This week: Finland were robbed; the MSc churned out new ideas; I wrote some code (that unwrote some code I’d previously written); and I serendipitously did not miss a train.
MiSc
Here are my notes from this week. There are a lot. In fact, this is not all of them, because I’ve additionally updated some older pages. This is one of the huge advantages of treating my notes like a wiki. They’re not a linear list, because that’s now how knowledge works. It’s a network of connected ideas, and an update to any of them could flow through and affect something else.
This week we’re thinking about security and how we try generally to fit the person to the task. A lot of the readings have suggested that this comes from the military, and there’s certainly something tragically…old-fashioned masculine about a lot of security people. The existence of the phrase ‘kill chain’ for an exploit that results in a security incident is one half of the entire problem with the industry. The other half? That’s it’s copyrighted. Hiding security materials behind paywalls is so silly.
So instead, this week we’re being encouraged to think about security not as the primary reason that we do our jobs, but a secondary factor. Instead, our job (like the jobs of management, HR, and payroll) is to enable folks to do their jobs and provide guardrails to make sure they can do it safely.
Work
My two new folks are settling in really well. They’re fixing up little things in the dev experience that have bothered me for a while, but I’ve never got round to doing. I’ve been splitting my time between two things: first, refactoring some code I wrote last week to make more extensive use of our event-driven architecture. This should protect us as we scale further, as well as enabling us to plug in more applications as we go.
I’ve also been onboarding our new contractors, who are doing some fascinating work into the directions we can extend our platform. I’ve had good feedback on the vision-setting I’ve been doing, but equally I need to do a bit more management at the same time as the leadership. There’s administrative things that need to happen that won’t happen while I focus solely on the team experience. That is to say, both are important, and they are not the same, and they both require my energy and focus.
Other things, like team weeknotes, have been slipping while I’ve been onboarding. I’ve restarted them, and they serve as good canaries to tell me when I’m overwhelmed. If I’ve got too much on to talk about what I’m doing, that’s a bad sign.
I had another really productive one-to-one, using the pattern of:
- 5 minutes for upwards updates
- 5 minutes for downwards updates
- 15 minutes for career and progress discussions
I say another, because I really enjoy my one-to-ones and I hope my manager gets something out of them too. I am a delight to talk to and a genuine pleasure to be around, and he always seems to change his mind at least once during the meeting. I think this means I’m being Helpful.
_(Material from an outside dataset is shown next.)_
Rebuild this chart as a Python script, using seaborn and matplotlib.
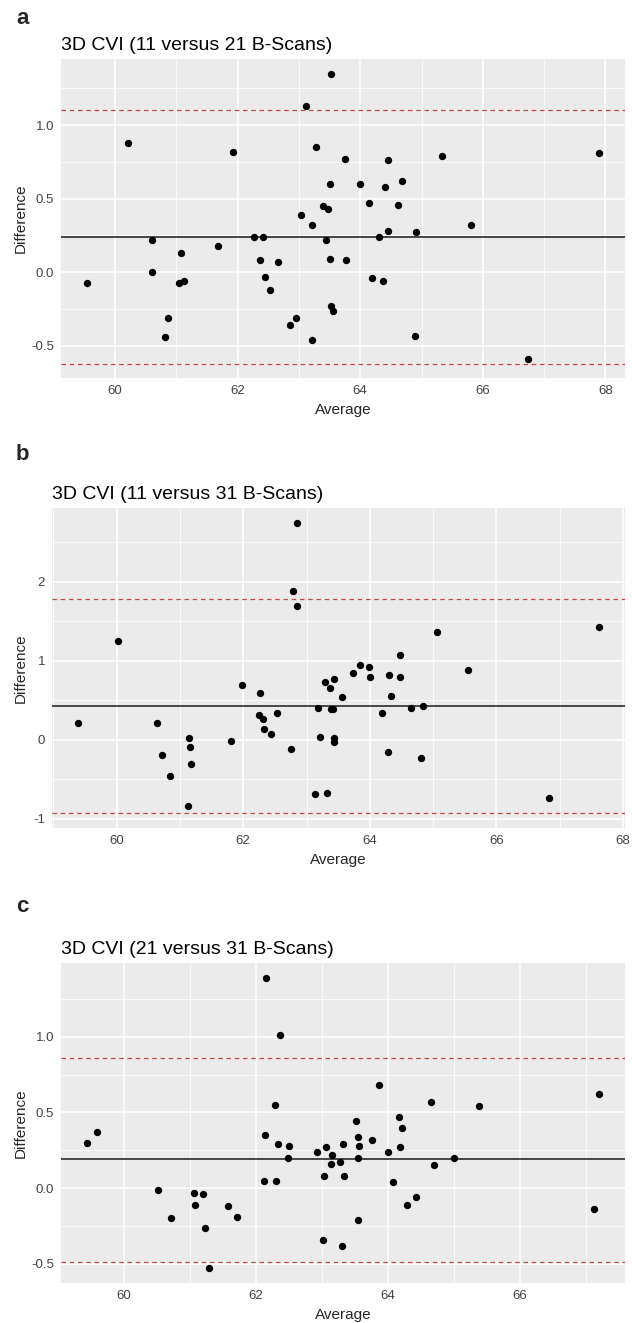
import numpy as np
import pandas as pd
import matplotlib
matplotlib.use('Agg')
import matplotlib.pyplot as plt
from matplotlib.ticker import MultipleLocator
import seaborn as sns

# 1. DATA
avg_a = [59.54, 60.21, 60.61, 60.60, 60.81, 60.87, 61.04, 61.13, 61.08, 61.69,
         61.92, 62.27, 62.42, 62.36, 62.45, 62.53, 62.66, 62.85, 62.95, 63.03,
         63.12, 63.21, 63.21, 63.28, 63.40, 63.47, 63.45, 63.51, 63.51, 63.53,
         63.53, 63.56, 63.75, 63.77, 64.00, 64.15, 64.19, 64.30, 64.38, 64.41,
         64.46, 64.46, 64.62, 64.69, 64.91, 64.89, 65.33, 65.81, 66.74, 67.90]
diff_a = [-0.07, 0.88, 0.22, 0.00, -0.44, -0.31, -0.07, -0.06, 0.13, 0.18,
          0.82, 0.24, 0.24, 0.08, -0.03, -0.12, 0.07, -0.36, -0.31, 0.39,
          1.13, 0.32, -0.46, 0.85, 0.45, 0.43, 0.22, 0.60, 0.09, 1.35,
          -0.23, -0.26, 0.77, 0.08, 0.60, 0.47, -0.04, 0.24, -0.06, 0.58,
          0.76, 0.28, 0.46, 0.62, 0.27, -0.43, 0.79, 0.32, -0.59, 0.81]
bias_a = 0.24
loa_a = [-0.62, 1.10]

avg_b = [59.39, 60.02, 60.63, 60.72, 60.84, 61.14, 61.16, 61.18, 61.12, 61.81,
         61.98, 62.26, 62.25, 62.31, 62.33, 62.44, 62.53, 62.78, 62.85, 62.85,
         62.76, 63.13, 63.18, 63.22, 63.29, 63.32, 63.37, 63.38, 63.42, 63.44,
         63.44, 63.44, 63.56, 63.73, 63.85, 63.99, 64.01, 64.20, 64.28, 64.31,
         64.34, 64.47, 64.48, 64.65, 64.84, 64.81, 65.06, 65.55, 66.83, 67.62]
diff_b = [0.22, 1.25, 0.22, -0.19, -0.46, 0.03, -0.09, -0.31, -0.84, -0.01,
          0.70, 0.59, 0.31, 0.27, 0.14, 0.08, 0.34, 1.88, 2.75, 1.69,
          -0.11, -0.69, 0.40, 0.04, 0.73, -0.67, 0.66, 0.39, 0.39, 0.77,
          0.03, -0.02, 0.54, 0.85, 0.95, 0.92, 0.79, 0.34, -0.15, 0.82,
          0.55, 0.80, 1.08, 0.40, 0.43, -0.23, 1.37, 0.88, -0.73, 1.43]
bias_b = 0.43
loa_b = [-0.93, 1.785]

avg_c = [59.43, 59.58, 60.52, 60.71, 61.06, 61.07, 61.19, 61.23, 61.29, 61.57,
         61.71, 62.12, 62.14, 62.15, 62.29, 62.31, 62.34, 62.36, 62.49, 62.50,
         62.93, 63.01, 63.03, 63.06, 63.14, 63.16, 63.28, 63.30, 63.32, 63.34,
         63.52, 63.55, 63.57, 63.55, 63.55, 63.76, 63.86, 64.01, 64.08, 64.17,
         64.21, 64.19, 64.29, 64.43, 64.66, 64.70, 65.01, 65.38, 67.13, 67.21]
diff_c = [0.30, 0.37, -0.01, -0.20, -0.03, -0.11, -0.04, -0.26, -0.53, -0.12,
          -0.19, 0.05, 0.35, 1.39, 0.55, 0.05, 0.29, 1.01, 0.20, 0.28,
          0.24, -0.34, 0.08, 0.27, 0.16, 0.22, 0.17, -0.38, 0.29, 0.08,
          0.44, 0.34, 0.28, 0.20, -0.21, 0.32, 0.68, 0.24, 0.04, 0.47,
          0.40, 0.27, -0.11, -0.06, 0.57, 0.15, 0.20, 0.54, -0.14, 0.62]
bias_c = 0.19
loa_c = [-0.485, 0.86]

titles = ['3D CVI (11 versus 21 B-Scans)',
          '3D CVI (11 versus 31 B-Scans)',
          '3D CVI (21 versus 31 B-Scans)']
tags = ['a', 'b', 'c']
y_steps = [0.5, 1.0, 0.5]

# panel boxes in pixels: left, top, right, bottom
FIG_W, FIG_H = 632, 1323
boxes = [(61, 59, 625, 378), (52, 508, 625, 828), (61, 963, 625, 1283)]
tag_y = [18, 455, 906]


def expand(vals, frac=0.05):
    # ggplot-style 5% expansion of the data range
    lo, hi = min(vals), max(vals)
    pad = (hi - lo) * frac
    return lo - pad, hi + pad


def draw_panel(fig, box, avg, diff, bias, loa, title, ystep):
    l, t, r, b = box
    ax = fig.add_axes([l / FIG_W, 1 - b / FIG_H, (r - l) / FIG_W, (b - t) / FIG_H])
    df = pd.DataFrame({'Average': avg, 'Difference': diff})
    sns.scatterplot(data=df, x='Average', y='Difference', ax=ax, color='black',
                    s=28, linewidth=0, zorder=3)
    ax.axhline(bias, color='#1A1A1A', lw=1.1, zorder=2)
    for v in loa:
        ax.axhline(v, color='#C44848', lw=0.9, ls=(0, (3.6, 3.0)), zorder=2)

    ax.set_xlim(expand(avg))
    ax.set_ylim(expand(list(diff) + [bias] + list(loa)))

    ax.xaxis.set_major_locator(MultipleLocator(2))
    ax.xaxis.set_minor_locator(MultipleLocator(1))
    ax.yaxis.set_major_locator(MultipleLocator(ystep))
    ax.yaxis.set_minor_locator(MultipleLocator(ystep / 2))
    if ystep == 1.0:
        ax.yaxis.set_major_formatter(lambda v, p: f'{v:.0f}')
    else:
        ax.yaxis.set_major_formatter(lambda v, p: f'{v:.1f}')

    ax.grid(which='major', color='white', lw=1.1)
    ax.grid(which='minor', color='white', lw=0.55)
    ax.set_axisbelow(True)
    for s in ax.spines.values():
        s.set_visible(False)
    ax.tick_params(which='major', length=2.75, width=0.8, color='#333333',
                   labelcolor='#444444', labelsize=9.5, pad=2.2)
    ax.tick_params(which='minor', length=0)

    ax.set_title(title, loc='left', fontsize=14, pad=6.5, color='black')
    ax.set_xlabel('Average', fontsize=11)
    ax.set_ylabel('Difference', fontsize=11)
    ax.xaxis.set_label_coords(0.5, -25 / (b - t))
    ax.yaxis.set_label_coords((28 - l) / (r - l), 0.5)
    return ax


def main():
    sns.set_theme(style='darkgrid', rc={'axes.facecolor': '#EBEBEB'})
    plt.rcParams['font.family'] = ['Liberation Sans', 'DejaVu Sans']

    fig = plt.figure(figsize=(FIG_W / 100, FIG_H / 100), dpi=100)
    fig.patch.set_facecolor('white')

    data = [(avg_a, diff_a, bias_a, loa_a),
            (avg_b, diff_b, bias_b, loa_b),
            (avg_c, diff_c, bias_c, loa_c)]
    for i, (avg, diff, bias, loa) in enumerate(data):
        draw_panel(fig, boxes[i], avg, diff, bias, loa, titles[i], y_steps[i])
        fig.text(16 / FIG_W, 1 - tag_y[i] / FIG_H, tags[i], fontsize=16,
                 fontweight='bold', va='center', ha='left')

    fig.savefig('out.png', dpi=100)
    plt.close(fig)


if __name__ == "__main__":
    main()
A tiny meta note: I am purposefully being over the top in my fulsome praise for myself, because ironic self-deprecation can sometimes be the slippery slope to genuine self-deprecation, and I am not at home to that this year.
Mentoring
This week mentee #1 and I spoke in person and I got to understand her better. I’m continuing to push her to apply for roles that are not her dream role because:
- when you only apply to your dream role and you don’t get it, it’s that much more crushing, and;
- if you want to get your dream role, you need practice at interviewing, because interviewing well is a skill and like all skills must be practised
This isn’t to say I’m encouraging to waste her time, and the time of hiring managers. And we’re going to do practice interviews. Nonetheless, as someone who’s fallen into a couple of jobs he didn’t expect and still learned a lot, I am firmly in the camp of “apply to things that make you go ‘hmm’ as much as the things that make you go ‘oooh!'”.
We’re having a vote on changing the camp name next week.
Mentee #2 grilled me on the difference between synchronous and event-driven architectures this week, which was unexpected and exciting. We have really interesting meta conversations about programming and every time I go away from the call with the vague urge to pick up Scala again. But I don’t have time. I don’t. I don’t have time.